Developing ways to connect homes and businesses to the internet without using wires is the aim of a new project announced today. The research at Imperial College London could help users across Europe to access the internet, by removing the need to lay out connecting phone lines or other cables between the public internet and a user’s building or network.
At present, although it is possible to make use of wireless technology within homes and office buildings, the connection from these buildings back to the public internet requires wires. External routers connect local area networks to the public internet through strings of phone lines, T1 lines or optical fibres.
The new project, which sees Imperial working with academic and industrial partners across Europe, aims to use wireless links with advanced antennae instead of such wires to beam a radio signal between buildings local area networks and external routers. A mesh of routers beaming data between them would form a wireless network which would relay data to and from the public internet.
The use of wireless technologies has the potential to greatly increase access to the internet for users in urban areas and also in remote areas where it might be costly or physically difficult to lay out wires. It is also anticipated that a network using multiple-input-multiple-output (MIMO) antennae would be able to carry data at very high speeds. In comparison, present wired technologies such as ADSL and T1 lines can carry a more limited amount of data than the wireless network, and optical fibres can carry high amounts of data but are relatively expensive.

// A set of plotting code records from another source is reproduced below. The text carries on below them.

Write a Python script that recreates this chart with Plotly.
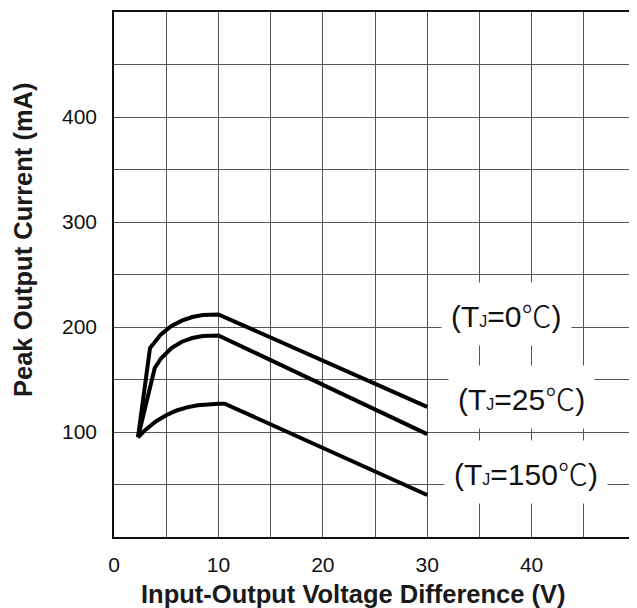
import plotly.graph_objects as go

# Data
tj0_x = [2.3, 3.45, 4.5, 5.5, 6.5, 7.5, 8.5, 9.5, 10.0, 30.0]
tj0_y = [95, 180, 193, 201, 206, 209.5, 211.5, 212, 212, 124]
tj25_x = [2.3, 3.9, 4.5, 5.5, 6.5, 7.5, 8.5, 9.5, 10.0, 30.0]
tj25_y = [95, 161, 170, 180, 186, 189.5, 191.5, 192, 192, 98]
tj150_x = [2.3, 3.0, 4.0, 5.0, 6.0, 7.0, 8.0, 9.0, 10.0, 10.6, 30.0]
tj150_y = [95, 102, 110, 116, 120.5, 123.5, 125.5, 126.5, 127, 127, 40]

x_tickvals = [0, 5, 10, 15, 20, 25, 30, 35, 40, 45, 50]
x_ticktext = ["0", "", "10", "", "20", "", "30", "", "40", "", ""]
y_tickvals = [0, 50, 100, 150, 200, 250, 300, 350, 400, 450, 500]
y_ticktext = ["", "", "100", "", "200", "", "300", "", "400", "", ""]

deg = "<span style=\"font-family:'Noto Sans CJK SC';font-weight:300\">℃</span>"
sub_j = "<span style='font-size:16px'>J</span>"
labels = ["(T" + sub_j + "=0" + deg + ")",
          "(T" + sub_j + "=25" + deg + ")",
          "(T" + sub_j + "=150" + deg + ")"]
label_x = [37.6, 39.0, 39.5]
label_y = [212, 133, 62]

FONT = "Liberation Sans, Arial, sans-serif"

fig = go.Figure()
for xs, ys in [(tj0_x, tj0_y), (tj25_x, tj25_y), (tj150_x, tj150_y)]:
    fig.add_trace(go.Scatter(x=xs, y=ys, mode="lines",
                             line=dict(color="black", width=4),
                             showlegend=False, hoverinfo="skip"))

for t, lx, ly in zip(labels, label_x, label_y):
    fig.add_annotation(x=lx, y=ly, text=t, showarrow=False,
                       font=dict(family=FONT, size=30, color="#111"),
                       bgcolor="white", borderpad=9, xanchor="center", yanchor="middle")

# plot area in figure pixels: x 106..628, y 4..529 (figure 629x600)
PW, PH = 522, 525
fig.add_annotation(xref="paper", yref="paper", x=(353 - 114) / PW, y=(537 - 594) / PH,
                   text="<b>Input-Output Voltage Difference (V)</b>", showarrow=False,
                   font=dict(family=FONT, size=25.5, color="#1a1a1a"),
                   xanchor="center", yanchor="middle")
fig.add_annotation(xref="paper", yref="paper", x=(23 - 114) / PW, y=(537 - 240) / PH,
                   text="<b>Peak Output Current (mA)</b>", showarrow=False, textangle=-90,
                   font=dict(family=FONT, size=25.5, color="#1a1a1a"),
                   xanchor="center", yanchor="middle")

fig.update_layout(
    width=629, height=600,
    margin=dict(l=106, r=1, t=4, b=71),
    paper_bgcolor="white", plot_bgcolor="white",
    font=dict(family=FONT, size=21, color="#111"),
    xaxis=dict(range=[0, 50], tickvals=x_tickvals, ticktext=x_ticktext,
               showgrid=True, gridcolor="#555", gridwidth=1.2,
               showline=True, linecolor="#111", linewidth=1.5, mirror=True,
               zeroline=False, ticks="", ticklabelstandoff=8,
               tickfont=dict(size=21)),
    yaxis=dict(range=[0, 500], tickvals=y_tickvals, ticktext=y_ticktext,
               showgrid=True, gridcolor="#555", gridwidth=1.2,
               showline=True, linecolor="#111", linewidth=1.5,
               zeroline=False, ticks="", ticklabelstandoff=11,
               tickfont=dict(size=21)),
)

fig.write_html("out.html")
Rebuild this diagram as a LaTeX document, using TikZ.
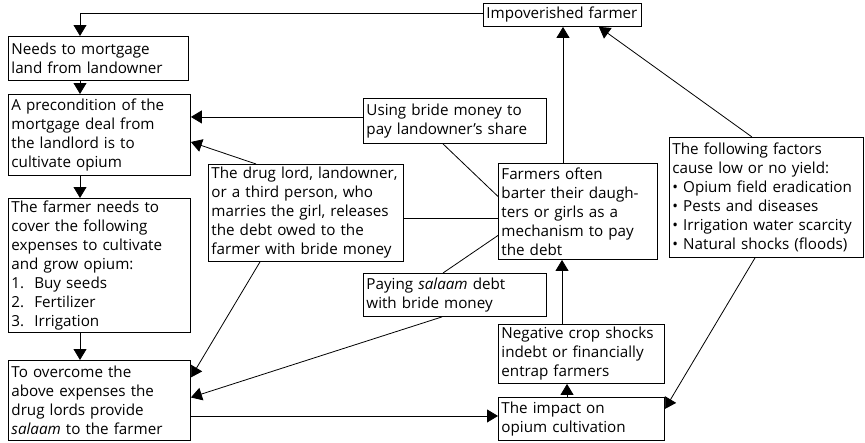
\documentclass[tikz,border=0pt]{standalone}
\usepackage{fontspec}
\setmainfont{Open Sans}
\usetikzlibrary{arrows.meta}

\begin{document}
\begin{tikzpicture}[x=1pt,y=-1pt,>={Triangle[length=11pt,width=13pt]},
        box/.style={draw,line width=0.9pt,anchor=north west,align=left,
                inner xsep=3pt,inner ysep=1pt,
                font=\fontsize{15.2}{19}\selectfont},
        link/.style={line width=0.8pt}]
        % frame of the picture
        \useasboundingbox (0,0) rectangle (865,442);
        \coordinate (col) at (80,0);

        % left column
        \node[box,text width=152pt,minimum height=23pt] (farmer) at (483,3) {Impoverished farmer};
        \node[box,text width=174pt,minimum height=44pt] (needs) at (8,36) {Needs to mortgage\\land from landowner};
        \node[box,text width=176pt,minimum height=81pt] (precond) at (8,94) {A precondition of the\\mortgage deal from\\the landlord is to\\cultivate opium};
        \node[box,text width=176pt,minimum height=134pt] (cover) at (8,198) {The farmer needs to\\cover the following\\expenses to cultivate\\and grow opium:\\1.\ \ Buy seeds\\2.\ \ Fertilizer\\3.\ \ Irrigation};
        \node[box,text width=176pt,minimum height=80pt] (overcome) at (8,360) {To overcome the\\above expenses the\\drug lords provide\\\textit{salaam} to the farmer};

        % middle boxes
        \node[box,text width=177pt,minimum height=45pt] (bride) at (363,98) {Using bride money to\\pay landowner's share};
        \node[box,text width=189pt,minimum height=97pt] (drug) at (208,164) {The drug lord, landowner,\\or a third person, who\\marries the girl, releases\\the debt owed to the\\farmer with bride money};
        \node[box,text width=177pt,minimum height=43pt] (salaam) at (363,273) {Paying \textit{salaam} debt\\with bride money};

        % right boxes
        \node[box,text width=153pt,minimum height=96pt] (barter) at (498,163) {Farmers often\\barter their daugh-\\ters or girls as a\\mechanism to pay\\the debt};
        \node[box,text width=160pt,minimum height=59pt] (shocks) at (498,324) {Negative crop shocks\\indebt or financially\\entrap farmers};
        \node[box,text width=160pt,minimum height=43pt] (impact) at (498,397) {The impact on\\opium cultivation};
        \node[box,text width=188pt,minimum height=120pt] (factors) at (669,137) {The following factors\\cause low or no yield:\\• Opium field eradication\\• Pests and diseases\\• Irrigation water scarcity\\• Natural shocks (floods)};

        % arrows down the left column
        \draw[link,->] ([yshift=1.5pt]farmer.west) -| (needs.north -| col);
        \draw[link,->] (needs.south -| col) -- (precond.north -| col);
        \draw[link,->] (precond.south -| col) -- (cover.north -| col);
        \draw[link,->] (cover.south -| col) -- (overcome.north -| col);

        % arrows into the left column
        \draw[link,->] ([yshift=4pt]bride.west) -- ([yshift=4pt]precond.east |- bride.west);
        \draw[link,->] ([xshift=48pt]drug.north west) -- ([yshift=-7pt]precond.east);
        \draw[link,->] ([xshift=52pt]drug.south west) -- ([yshift=23pt]overcome.east);
        \draw[link,->] ([xshift=79pt]salaam.south west) -- ([yshift=3pt]overcome.east);
        \draw[link,->] ([yshift=3pt]overcome.east |- impact.west) -- ([yshift=3pt]impact.west);

        % lines to the barter box
        \draw[link] ([yshift=-5pt]drug.east) -- ([yshift=-5pt]barter.west |- drug.east);
        \draw[link] ([xshift=80pt]bride.south west) -- ([yshift=15pt]barter.west);
        \draw[link] ([xshift=80pt]salaam.north west) -- ([yshift=-24pt]barter.west);

        % arrows on the right
        \draw[link,->] ([xshift=65pt]barter.north west) -- ([xshift=80pt]farmer.south west);
        \draw[link,->] ([xshift=83pt]factors.north west) -- ([xshift=-43pt]farmer.south east);
        \draw[link,->] ([xshift=86pt]factors.south west) -- ([yshift=10pt]impact.east);
        \draw[link,->] ([xshift=64pt]shocks.north west) -- ([xshift=64pt]barter.south west);
        \draw[link,->] ([xshift=69pt]impact.north west) -- ([xshift=69pt]shocks.south west);
\end{tikzpicture}
\end{document}
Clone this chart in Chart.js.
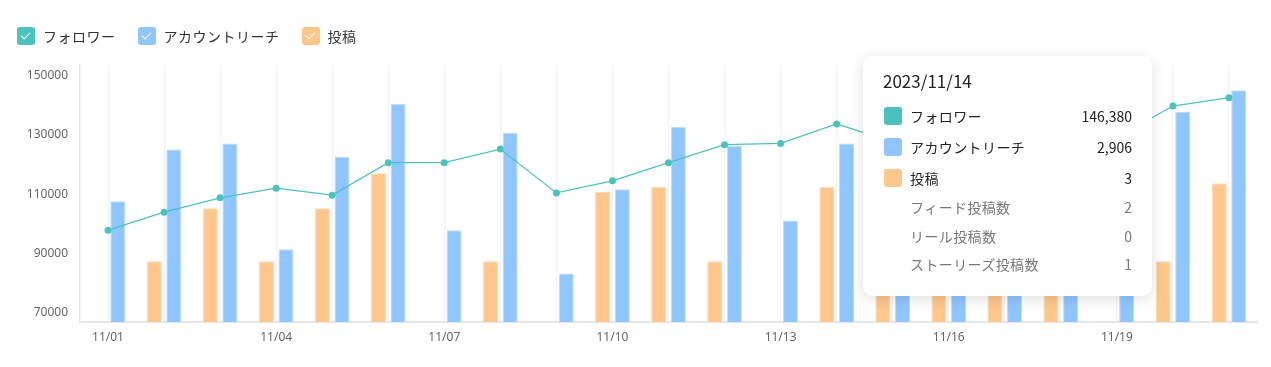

Issues that the project will be tackling include making certain that networking technologies can work efficiently with the MIMO antennae design, ensuring that the electro-magnetic waves from the antennae head in precisely the right direction and minimising any radio interference that these waves might cause.
Professor Kin Leung, project coordinator from both the Department of Electrical and Electronic Engineering and the Department of Computing at Imperial College, said: "The internet has become an integral part of our daily life and continues to grow. Instead of relying on the use of traditional wired lines, we need to explore alternative, efficient technologies to connect users in homes and office buildings to the internet.
"Our challenge here is to invent an integrated set of new antennae and wireless networking technologies that can work together efficiently to meet such needs. We are hoping that we could see this technology in use within the next five to ten years," he added.
The project, named MEMBRANE (Multi-Element Multihop Backhaul Reconfigurable Antenna Network), is expected to run until June 2008, by which time the project team are hopeful they will have built a prototype of the key elements of the new wireless network.
The Imperial researchers are working on the project alongside partners from Lucent Technologies, ETH Zurich, Intel, CEFRIEL, Intracom and Telefonica. The MEMBRANE project is part-funded with €2.8 million by the European Community’s 6th Framework Programme.